Short Scar Breast Reduction Photos

View breast reduction short scar technique before and after photos by real past patients of best plastic surgeons.

A breast reduction procedure called the short scar technique or vertical technique, is becoming more popular and requires a shorter incision, which reduces scar length. Prior to this technique, a breast reduction procedure may have produced long horizontal scars or even box-shaped scars, but the presence of these types of scars is significantly reduced when the short scar technique is performed.

Speak with your doctor to learn more details about the type of technique that would be used for the procedure. There is no breast lift procedure that will leave the beast without a scar. Even breast augmentation surgery, which results in an increased volume and therefore a lift, will result in a scar.

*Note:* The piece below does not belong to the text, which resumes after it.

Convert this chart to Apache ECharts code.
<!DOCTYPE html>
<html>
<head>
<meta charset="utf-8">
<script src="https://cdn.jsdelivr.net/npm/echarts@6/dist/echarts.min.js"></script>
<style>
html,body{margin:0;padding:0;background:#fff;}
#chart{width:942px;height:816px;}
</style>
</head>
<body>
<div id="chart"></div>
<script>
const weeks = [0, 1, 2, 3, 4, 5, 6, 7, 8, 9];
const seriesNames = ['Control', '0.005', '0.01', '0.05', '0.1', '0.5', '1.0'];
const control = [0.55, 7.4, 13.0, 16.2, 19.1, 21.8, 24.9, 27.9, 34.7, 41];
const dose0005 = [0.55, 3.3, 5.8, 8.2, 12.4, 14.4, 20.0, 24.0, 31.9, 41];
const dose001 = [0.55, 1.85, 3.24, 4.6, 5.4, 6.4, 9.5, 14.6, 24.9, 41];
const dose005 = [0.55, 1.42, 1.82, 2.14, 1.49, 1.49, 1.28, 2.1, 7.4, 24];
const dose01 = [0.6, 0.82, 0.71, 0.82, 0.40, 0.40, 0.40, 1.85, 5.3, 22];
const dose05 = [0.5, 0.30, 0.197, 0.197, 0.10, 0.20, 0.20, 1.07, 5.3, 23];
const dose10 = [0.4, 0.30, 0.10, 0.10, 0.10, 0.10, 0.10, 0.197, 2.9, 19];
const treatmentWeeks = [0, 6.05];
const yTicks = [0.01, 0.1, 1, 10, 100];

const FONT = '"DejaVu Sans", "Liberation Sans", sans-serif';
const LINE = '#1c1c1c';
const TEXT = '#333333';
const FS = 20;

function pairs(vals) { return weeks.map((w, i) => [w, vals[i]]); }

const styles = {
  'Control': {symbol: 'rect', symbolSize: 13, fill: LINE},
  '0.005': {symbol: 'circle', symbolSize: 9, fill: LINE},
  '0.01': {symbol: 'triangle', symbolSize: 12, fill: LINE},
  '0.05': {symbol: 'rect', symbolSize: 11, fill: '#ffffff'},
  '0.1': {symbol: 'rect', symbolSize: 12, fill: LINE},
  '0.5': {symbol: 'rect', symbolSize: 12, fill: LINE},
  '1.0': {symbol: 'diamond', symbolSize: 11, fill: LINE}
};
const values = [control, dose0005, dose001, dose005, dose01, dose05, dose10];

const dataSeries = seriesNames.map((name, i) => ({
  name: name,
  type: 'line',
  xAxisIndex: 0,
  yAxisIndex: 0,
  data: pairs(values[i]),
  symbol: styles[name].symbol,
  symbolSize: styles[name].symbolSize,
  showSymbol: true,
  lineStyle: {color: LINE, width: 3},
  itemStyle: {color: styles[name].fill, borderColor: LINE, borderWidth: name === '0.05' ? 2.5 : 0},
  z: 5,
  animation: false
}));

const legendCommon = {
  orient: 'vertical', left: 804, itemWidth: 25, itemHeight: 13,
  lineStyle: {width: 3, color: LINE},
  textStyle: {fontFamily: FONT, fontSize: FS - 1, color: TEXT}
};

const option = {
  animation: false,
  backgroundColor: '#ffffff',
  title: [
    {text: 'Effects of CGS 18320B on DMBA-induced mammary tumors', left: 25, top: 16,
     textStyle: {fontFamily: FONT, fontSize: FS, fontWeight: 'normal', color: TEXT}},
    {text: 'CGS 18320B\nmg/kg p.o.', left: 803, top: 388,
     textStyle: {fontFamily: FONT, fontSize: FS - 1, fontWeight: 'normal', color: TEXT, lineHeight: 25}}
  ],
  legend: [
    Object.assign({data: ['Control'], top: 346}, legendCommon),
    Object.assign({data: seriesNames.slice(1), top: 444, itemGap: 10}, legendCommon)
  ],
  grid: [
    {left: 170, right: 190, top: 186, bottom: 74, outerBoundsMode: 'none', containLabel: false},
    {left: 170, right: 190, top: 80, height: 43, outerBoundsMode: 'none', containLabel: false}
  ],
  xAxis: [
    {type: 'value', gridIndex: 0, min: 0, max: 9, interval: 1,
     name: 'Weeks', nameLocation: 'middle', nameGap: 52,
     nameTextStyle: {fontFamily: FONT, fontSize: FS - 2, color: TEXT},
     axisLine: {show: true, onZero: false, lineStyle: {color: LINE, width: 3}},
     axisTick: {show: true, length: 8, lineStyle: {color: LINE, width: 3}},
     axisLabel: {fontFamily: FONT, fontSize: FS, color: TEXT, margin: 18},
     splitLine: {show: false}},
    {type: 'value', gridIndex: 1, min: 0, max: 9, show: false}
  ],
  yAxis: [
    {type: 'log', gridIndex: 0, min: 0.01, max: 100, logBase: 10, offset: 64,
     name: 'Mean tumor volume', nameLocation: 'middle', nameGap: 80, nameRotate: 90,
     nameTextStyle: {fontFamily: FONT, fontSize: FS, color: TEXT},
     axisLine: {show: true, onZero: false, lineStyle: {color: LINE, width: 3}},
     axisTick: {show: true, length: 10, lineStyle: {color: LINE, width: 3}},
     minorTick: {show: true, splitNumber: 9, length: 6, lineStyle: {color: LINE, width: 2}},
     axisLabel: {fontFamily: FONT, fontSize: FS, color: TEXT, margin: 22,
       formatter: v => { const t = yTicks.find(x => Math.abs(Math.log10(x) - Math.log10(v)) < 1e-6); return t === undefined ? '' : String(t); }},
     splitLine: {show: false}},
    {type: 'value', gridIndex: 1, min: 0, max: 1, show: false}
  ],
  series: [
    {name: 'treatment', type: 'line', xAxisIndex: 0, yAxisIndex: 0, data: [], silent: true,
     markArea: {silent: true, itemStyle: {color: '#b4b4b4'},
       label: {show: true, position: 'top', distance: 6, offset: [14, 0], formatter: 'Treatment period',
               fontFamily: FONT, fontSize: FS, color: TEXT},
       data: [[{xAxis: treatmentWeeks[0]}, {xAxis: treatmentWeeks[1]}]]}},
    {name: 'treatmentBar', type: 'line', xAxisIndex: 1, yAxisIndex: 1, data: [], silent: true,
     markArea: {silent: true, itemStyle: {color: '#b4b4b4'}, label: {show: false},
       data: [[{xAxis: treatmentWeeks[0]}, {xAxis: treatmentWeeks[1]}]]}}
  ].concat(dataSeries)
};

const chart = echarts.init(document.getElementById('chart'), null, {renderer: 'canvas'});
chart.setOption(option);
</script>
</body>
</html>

The final result of the scar will be determined by the way each person heals, as some patients despite a good plastic surgery repair will heal with thick and very apparent scars. A detailed history of previous surgery and evaluation of the resultant scars will give you and your plastic surgeon, an idea of the type of scar that will result.

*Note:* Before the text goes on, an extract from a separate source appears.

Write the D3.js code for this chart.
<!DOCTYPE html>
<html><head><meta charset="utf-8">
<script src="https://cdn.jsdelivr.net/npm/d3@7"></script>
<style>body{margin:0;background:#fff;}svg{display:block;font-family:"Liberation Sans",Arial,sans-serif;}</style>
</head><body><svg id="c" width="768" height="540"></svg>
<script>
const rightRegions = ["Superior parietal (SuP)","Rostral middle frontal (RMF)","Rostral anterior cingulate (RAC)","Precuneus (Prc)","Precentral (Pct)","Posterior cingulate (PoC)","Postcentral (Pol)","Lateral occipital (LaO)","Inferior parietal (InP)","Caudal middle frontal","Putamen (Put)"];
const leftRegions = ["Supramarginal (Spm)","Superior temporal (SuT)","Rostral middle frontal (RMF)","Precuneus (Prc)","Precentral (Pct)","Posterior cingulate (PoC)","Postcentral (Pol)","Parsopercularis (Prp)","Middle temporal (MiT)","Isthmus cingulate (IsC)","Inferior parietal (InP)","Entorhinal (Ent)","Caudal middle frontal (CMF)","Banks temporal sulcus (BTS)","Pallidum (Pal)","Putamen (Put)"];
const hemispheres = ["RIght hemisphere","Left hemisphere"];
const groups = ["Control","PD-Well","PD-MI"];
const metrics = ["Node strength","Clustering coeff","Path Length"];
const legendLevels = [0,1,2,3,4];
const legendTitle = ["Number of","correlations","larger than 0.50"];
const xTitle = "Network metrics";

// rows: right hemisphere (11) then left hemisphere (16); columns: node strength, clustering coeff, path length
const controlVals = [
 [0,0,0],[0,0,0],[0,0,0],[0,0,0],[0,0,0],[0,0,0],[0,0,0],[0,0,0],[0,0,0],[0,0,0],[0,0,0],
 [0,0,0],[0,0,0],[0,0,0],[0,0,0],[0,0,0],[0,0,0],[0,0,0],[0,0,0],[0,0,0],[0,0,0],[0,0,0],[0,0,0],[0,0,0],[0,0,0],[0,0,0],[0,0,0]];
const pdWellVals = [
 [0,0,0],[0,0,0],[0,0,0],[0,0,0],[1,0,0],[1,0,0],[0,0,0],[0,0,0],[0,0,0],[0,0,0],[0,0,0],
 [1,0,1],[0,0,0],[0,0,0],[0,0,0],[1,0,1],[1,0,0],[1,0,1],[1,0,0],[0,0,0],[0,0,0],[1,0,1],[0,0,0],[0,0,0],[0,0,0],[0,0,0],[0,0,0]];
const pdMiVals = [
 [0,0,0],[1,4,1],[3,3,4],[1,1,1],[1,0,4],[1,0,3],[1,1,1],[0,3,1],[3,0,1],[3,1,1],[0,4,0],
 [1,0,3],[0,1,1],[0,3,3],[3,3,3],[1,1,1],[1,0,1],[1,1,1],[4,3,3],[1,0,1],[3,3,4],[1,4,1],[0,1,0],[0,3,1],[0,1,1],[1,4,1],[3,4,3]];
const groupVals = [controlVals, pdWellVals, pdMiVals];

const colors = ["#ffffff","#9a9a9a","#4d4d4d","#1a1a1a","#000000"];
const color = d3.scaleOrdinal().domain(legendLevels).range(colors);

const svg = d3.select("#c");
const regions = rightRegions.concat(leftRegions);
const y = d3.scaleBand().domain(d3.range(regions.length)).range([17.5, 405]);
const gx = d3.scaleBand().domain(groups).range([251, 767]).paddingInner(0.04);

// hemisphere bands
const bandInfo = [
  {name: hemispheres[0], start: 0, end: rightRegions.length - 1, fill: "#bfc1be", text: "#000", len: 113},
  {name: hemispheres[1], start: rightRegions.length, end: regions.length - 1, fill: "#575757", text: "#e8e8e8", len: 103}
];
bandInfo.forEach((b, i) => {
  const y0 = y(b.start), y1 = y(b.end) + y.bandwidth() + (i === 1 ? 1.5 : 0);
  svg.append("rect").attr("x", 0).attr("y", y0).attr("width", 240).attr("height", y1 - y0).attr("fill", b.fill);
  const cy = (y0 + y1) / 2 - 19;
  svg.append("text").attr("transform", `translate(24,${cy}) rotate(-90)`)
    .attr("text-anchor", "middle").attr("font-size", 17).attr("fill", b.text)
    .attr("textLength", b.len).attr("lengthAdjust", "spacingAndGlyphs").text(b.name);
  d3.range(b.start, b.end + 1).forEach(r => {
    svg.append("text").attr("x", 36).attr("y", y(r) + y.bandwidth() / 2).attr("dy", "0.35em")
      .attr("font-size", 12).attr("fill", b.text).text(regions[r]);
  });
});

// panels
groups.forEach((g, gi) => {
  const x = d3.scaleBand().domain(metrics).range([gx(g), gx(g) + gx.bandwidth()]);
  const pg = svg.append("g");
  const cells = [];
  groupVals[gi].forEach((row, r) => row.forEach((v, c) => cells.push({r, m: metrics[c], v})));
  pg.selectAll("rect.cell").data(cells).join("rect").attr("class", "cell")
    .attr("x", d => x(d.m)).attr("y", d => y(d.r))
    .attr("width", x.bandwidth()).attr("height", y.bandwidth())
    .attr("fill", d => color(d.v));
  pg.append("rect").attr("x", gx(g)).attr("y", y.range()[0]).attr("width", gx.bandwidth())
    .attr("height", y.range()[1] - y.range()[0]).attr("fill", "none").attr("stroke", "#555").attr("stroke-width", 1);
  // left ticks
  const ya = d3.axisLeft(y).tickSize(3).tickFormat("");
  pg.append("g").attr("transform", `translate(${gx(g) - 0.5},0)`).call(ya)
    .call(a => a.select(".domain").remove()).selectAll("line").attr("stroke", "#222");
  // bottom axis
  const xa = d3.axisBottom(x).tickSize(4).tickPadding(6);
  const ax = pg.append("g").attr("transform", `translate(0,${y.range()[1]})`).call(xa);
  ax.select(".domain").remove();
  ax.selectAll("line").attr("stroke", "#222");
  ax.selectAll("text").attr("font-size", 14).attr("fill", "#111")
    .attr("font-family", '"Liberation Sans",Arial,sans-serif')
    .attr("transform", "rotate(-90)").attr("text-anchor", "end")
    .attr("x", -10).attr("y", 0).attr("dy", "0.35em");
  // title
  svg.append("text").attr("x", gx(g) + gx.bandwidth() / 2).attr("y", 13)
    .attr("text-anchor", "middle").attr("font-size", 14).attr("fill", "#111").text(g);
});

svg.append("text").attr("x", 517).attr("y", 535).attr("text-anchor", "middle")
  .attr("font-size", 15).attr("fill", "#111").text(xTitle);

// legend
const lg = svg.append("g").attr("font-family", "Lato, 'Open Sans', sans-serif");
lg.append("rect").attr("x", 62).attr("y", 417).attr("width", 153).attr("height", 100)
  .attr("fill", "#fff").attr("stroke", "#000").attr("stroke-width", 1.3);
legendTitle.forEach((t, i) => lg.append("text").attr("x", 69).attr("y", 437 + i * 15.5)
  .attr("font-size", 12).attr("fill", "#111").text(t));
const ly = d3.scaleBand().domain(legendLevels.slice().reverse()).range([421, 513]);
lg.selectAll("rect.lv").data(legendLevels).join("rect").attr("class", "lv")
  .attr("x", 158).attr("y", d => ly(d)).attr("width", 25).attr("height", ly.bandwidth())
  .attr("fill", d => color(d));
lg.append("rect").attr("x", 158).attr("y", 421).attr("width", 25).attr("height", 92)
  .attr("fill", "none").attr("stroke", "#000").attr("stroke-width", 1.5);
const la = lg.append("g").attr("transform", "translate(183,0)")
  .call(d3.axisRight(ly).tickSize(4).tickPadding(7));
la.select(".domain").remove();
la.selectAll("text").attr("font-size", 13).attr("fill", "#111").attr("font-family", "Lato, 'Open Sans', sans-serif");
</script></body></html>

“Short scar” breast reductions often refer to the vertical technique in which an inframammary horizontal scar is eliminated. This technique is extremely operator dependent so that the “ideal” candidate is different depending on the level of skill of the surgeon.

“Scarless” breast reduction can refer to one of two techniques

1. liposuction alone
2. a recirculation of the Passot procedure where the breast has only a horizontal scar located at the inframammary fold and then the nipple is exteriorized through the skin flap.

“Anchor” breast reduction refers generically to any breast reduction where you have a vertical and horizontal scar along with the scar around your nipple areolar complex.

Crease incision allows better skin tailoring!

Vertical lifts are “all the rage” now that more and more surgeons have begun to learn these techniques of partial or modified breast lifting. The problem with this and other “newer” procedures is that surgeons become enamored with the “pros” of such less-scar procedures, and try to apply these techniques to more and more patients, some of whom may not be appropriate for short-scar or no-crease scar techniques.

(It’s the old “I’ve got this new hammer, and everything suddenly becomes a nail!” attitude.)

Remember that while vertical lifts are perfectly good operations for some patients, they do NOT fill the bill for all situations, particularly since skin tailoring in one dimension only can be achieved with vertical lifts or lollipop lifts.

Skin tailoring in two dimensions (horizontal AND vertical) requires the addition of another scar in the perpendicular direction from the vertical scar–hence, the short or long crease scar. The length of the crease scar essentially determines the degree of skin tailoring medially and laterally, and making this too short makes the center of the breast axis short, whereas medially and laterally the excess skin sags (still), so the breast looks flattened on the bottom, or boxy in shape. Over time this softens and stretches to round out a bit, but here again is a limitation that either is acceptable or not. (Often not, and re-do surgery is the only solution)

If someone offered you a “no-scar” lift would you think it is a good idea? Or would you understand it for the “baloney” it truly is? If you need skin tailoring in more than one dimension, you should understand that “avoiding scars” may in fact be “adding residual laxity” and the need for a revision later to “fix” the inadequately-treated loose skin. This is NOT baloney, but is a question of judgment, not one of skill in execution of a specific technique (though that too plays a role).

In short, I would suggest that you not try to “fit” a desired technique to the surgeon’s recommendations or even allow this to influence your choice of surgeon. Rather, your surgeon (if experienced and ABPS-certified) has the training, expertise, and numerous similar patients from which he or she has gained significant knowledge you do not possess.

Follow your surgeon’s advice. Those who would advocate a vertical lift only should be willing to show you numerous patients with similar anatomy for whom this proved to be an adequate choice, and provide information about the cost of additional surgery (and how often it occurs) for “the minority” of cases in which an additional scar later proved to be necessary!